>> start

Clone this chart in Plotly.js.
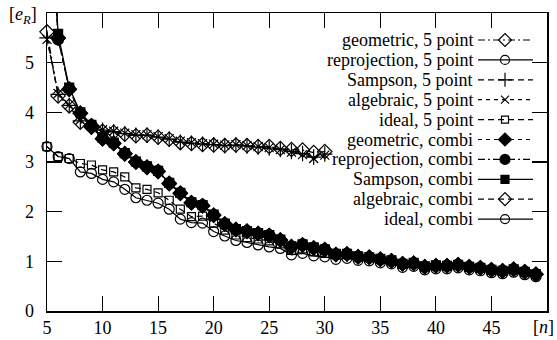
<!DOCTYPE html>
<html>
<head>
<meta charset="utf-8">
<script src="https://cdn.plot.ly/plotly-3.0.1.min.js"></script>
<style>
html,body{margin:0;padding:0;background:#fff;}
#chart{width:557px;height:340px;}
</style>
</head>
<body>
<div id="chart"></div>
<script>
// ---- data ----
const nFive = [5,6,7,8,9,10,11,12,13,14,15,16,17,18,19,20,21,22,23,24,25,26,27,28,29,30];
const nCombi = [5,6,7,8,9,10,11,12,13,14,15,16,17,18,19,20,21,22,23,24,25,26,27,28,29,30,
                31,32,33,34,35,36,37,38,39,40,41,42,43,44,45,46,47,48,49];

const geometric5 = [5.62,4.33,4.13,3.80,3.70,3.62,3.60,3.56,3.53,3.54,3.50,3.46,3.39,3.37,3.35,3.34,3.33,3.34,3.33,3.31,3.31,3.27,3.25,3.24,3.19,3.21];
const reprojection5 = [];
const sampson5 = [5.50,4.36,4.14,3.83,3.71,3.64,3.61,3.57,3.54,3.54,3.50,3.46,3.40,3.38,3.36,3.35,3.33,3.34,3.32,3.30,3.28,3.25,3.21,3.17,3.10,3.16];
const algebraic5 = [5.47,4.38,4.15,3.85,3.72,3.65,3.62,3.58,3.55,3.55,3.51,3.47,3.42,3.39,3.37,3.36,3.34,3.35,3.33,3.31,3.29,3.25,3.20,3.15,3.07,3.14];
const ideal5 = [3.31,3.11,3.07,2.97,2.94,2.84,2.80,2.70,2.48,2.45,2.38,2.23,2.05,1.90,1.91,1.77,1.63,1.53,1.48,1.45,1.41,1.35,1.22,1.25,1.19,1.16];

const geometricCombi = [9.4,5.50,4.46,3.98,3.73,3.47,3.37,3.16,3.00,2.90,2.81,2.56,2.37,2.18,
  2.12,1.93,1.75,1.64,1.60,1.56,1.52,1.43,1.30,1.33,1.27,1.23,1.14,1.15,
  1.09,1.08,1.04,1.01,0.95,0.96,0.89,0.91,0.91,0.93,0.89,0.87,0.83,0.81,0.84,0.79,0.74];
const reprojectionCombi = [9.6,5.47,4.48,3.99,3.74,3.48,3.38,3.17,3.00,2.90,2.82,2.57,2.38,2.18,
  2.13,1.93,1.75,1.64,1.61,1.56,1.53,1.43,1.29,1.34,1.27,1.24,1.14,1.15,
  1.09,1.08,1.04,1.01,0.95,0.96,0.89,0.91,0.91,0.93,0.89,0.87,0.83,0.81,0.84,0.79,0.74];
const sampsonCombi = [9.8,5.58,4.50,4.00,3.75,3.49,3.39,3.18,3.01,2.91,2.82,2.58,2.38,2.19,
  2.13,1.94,1.76,1.65,1.61,1.57,1.53,1.44,1.30,1.34,1.28,1.24,1.15,1.15,
  1.10,1.08,1.05,1.02,0.95,0.97,0.90,0.92,0.91,0.93,0.89,0.87,0.83,0.81,0.84,0.79,0.74];
const algebraicCombi = [9.5,5.49,4.47,3.98,3.73,3.47,3.38,3.17,3.00,2.89,2.81,2.57,2.37,2.18,
  2.12,1.93,1.75,1.64,1.61,1.56,1.52,1.43,1.29,1.33,1.27,1.24,1.14,1.15,
  1.09,1.08,1.04,1.01,0.95,0.96,0.89,0.91,0.91,0.93,0.89,0.87,0.83,0.81,0.84,0.79,0.74];
const idealCombi = [3.31,3.11,3.07,2.80,2.77,2.65,2.60,2.45,2.28,2.23,2.17,2.05,1.85,1.78,
  1.77,1.60,1.51,1.42,1.38,1.33,1.29,1.26,1.13,1.16,1.11,1.09,1.04,1.06,
  1.02,1.01,0.97,0.95,0.88,0.90,0.83,0.85,0.85,0.87,0.83,0.81,0.77,0.75,0.78,0.73,0.69];

const xTicks = [5,10,15,20,25,30,35,40,45];
const yTicks = [0,1,2,3,4,5];

const FONT = '"Liberation Serif", "Times New Roman", Times, "DejaVu Serif", serif';

// ---- series styling ----
const series = [
  {name:'geometric, 5 point',    x:nFive,  y:geometric5,        symbol:'diamond-open',  size:11, dash:'7px,3px,2px,3px', clip:false},
  {name:'reprojection, 5 point', x:nFive,  y:reprojection5,     symbol:'circle-open',   size:10, dash:'solid', clip:false},
  {name:'Sampson, 5 point',      x:nFive,  y:sampson5,          symbol:'cross-thin-open', size:11, dash:'6px,4px', clip:false},
  {name:'algebraic, 5 point',    x:nFive,  y:algebraic5,        symbol:'x-thin-open',   size:9,  dash:'4px,4px', clip:false},
  {name:'ideal, 5 point',        x:nFive,  y:ideal5,            symbol:'square-open',   size:8,  dash:'6px,4px', clip:false},
  {name:'geometric, combi',      x:nCombi, y:geometricCombi,    symbol:'diamond',       size:11, dash:'4px,4px', clip:true},
  {name:'reprojection, combi',   x:nCombi, y:reprojectionCombi, symbol:'circle',        size:11, dash:'7px,3px,2px,3px', clip:true},
  {name:'Sampson, combi',        x:nCombi, y:sampsonCombi,      symbol:'square',        size:9,  dash:'solid', clip:true},
  {name:'algebraic, combi',      x:nCombi, y:algebraicCombi,    symbol:'diamond-open',  size:11, dash:'6px,4px', clip:true},
  {name:'ideal, combi',          x:nCombi, y:idealCombi,        symbol:'circle-open',   size:10, dash:'solid', clip:false}
];

const traces = [];
series.forEach(s => {
  traces.push({
    type:'scatter', mode:'lines+markers', x:s.x, y:s.y, name:s.name, showlegend:false,
    cliponaxis: s.clip,
    line:{color:'black', width:1.2, dash:s.dash},
    marker:{symbol:s.symbol, size:s.size, color:'black', line:{color:'black', width:1.2}},
    hoverinfo:'skip'
  });
});

// ---- hand-built key (text left of the sample, as in the reference) ----
const keyTextRight = 475, keyLineLeft = 478, keyLineRight = 533, keyMarkX = 505;
const keyTop = 40, keyStep = 19.9;
const annotations = [];
series.forEach((s, i) => {
  const yy = keyTop + i * keyStep;
  traces.push({
    type:'scatter', mode:'lines', xaxis:'x2', yaxis:'y2', x:[keyLineLeft, keyLineRight], y:[yy, yy],
    line:{color:'black', width:1.2, dash:s.dash}, showlegend:false, hoverinfo:'skip', cliponaxis:false
  });
  traces.push({
    type:'scatter', mode:'markers', xaxis:'x2', yaxis:'y2', x:[keyMarkX], y:[yy],
    marker:{symbol:s.symbol, size:s.size - 1, color:'black', line:{color:'black', width:1.2}},
    showlegend:false, hoverinfo:'skip', cliponaxis:false
  });
  annotations.push({
    xref:'x2', yref:'y2', x:keyTextRight, y:yy, xanchor:'right', yanchor:'middle',
    text:s.name, showarrow:false, font:{family:FONT, size:18, color:'black'}
  });
});

annotations.push({
  xref:'paper', yref:'paper', x:-0.048, y:0.99, xanchor:'center', yanchor:'middle',
  text:'[<i>e<sub>R</sub></i>]', showarrow:false, font:{family:FONT, size:18, color:'black'}
});
annotations.push({
  xref:'paper', yref:'paper', x:1.018, y:0, xanchor:'right', yanchor:'middle', yshift:-16,
  text:'[<i>n</i>]', showarrow:false, font:{family:FONT, size:18, color:'black'}
});

const axisCommon = {
  showline:true, linecolor:'black', linewidth:1.5, mirror:'ticks',
  ticks:'inside', ticklen:15, tickwidth:1.2, tickcolor:'black',
  showgrid:false, zeroline:false,
  tickfont:{family:FONT, size:18, color:'black'}
};

const layout = {
  width:557, height:340,
  margin:{l:47, r:10, t:13, b:29, pad:0},
  paper_bgcolor:'white', plot_bgcolor:'white',
  showlegend:false,
  font:{family:FONT, size:18, color:'black'},
  xaxis:Object.assign({}, axisCommon, {range:[5,50], tickvals:xTicks, ticktext:xTicks.map(String)}),
  yaxis:Object.assign({}, axisCommon, {range:[0,6], tickvals:yTicks, ticktext:yTicks.map(String), ticklabelstandoff:8}),
  xaxis2:{overlaying:'x', range:[47,547], visible:false, fixedrange:true},
  yaxis2:{overlaying:'y', range:[311,13], visible:false, fixedrange:true},
  annotations:annotations
};

Plotly.newPlot('chart', traces, layout, {staticPlot:true, displayModeBar:false});
</script>
</body>
</html>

>> end

[AIM]: Exactly as they appear, print the lines of the listing above from its first line through the line that contains "31,32,33,34,35,36,37,38,39,40,41,42,43,44,45,46,47,48,49];", minus the pictures.

[ANSWER IN FULL]:
Clone this chart in Plotly.js.
<!DOCTYPE html>
<html>
<head>
<meta charset="utf-8">
<script src="https://cdn.plot.ly/plotly-3.0.1.min.js"></script>
<style>
html,body{margin:0;padding:0;background:#fff;}
#chart{width:557px;height:340px;}
</style>
</head>
<body>
<div id="chart"></div>
<script>
// ---- data ----
const nFive = [5,6,7,8,9,10,11,12,13,14,15,16,17,18,19,20,21,22,23,24,25,26,27,28,29,30];
const nCombi = [5,6,7,8,9,10,11,12,13,14,15,16,17,18,19,20,21,22,23,24,25,26,27,28,29,30,
                31,32,33,34,35,36,37,38,39,40,41,42,43,44,45,46,47,48,49];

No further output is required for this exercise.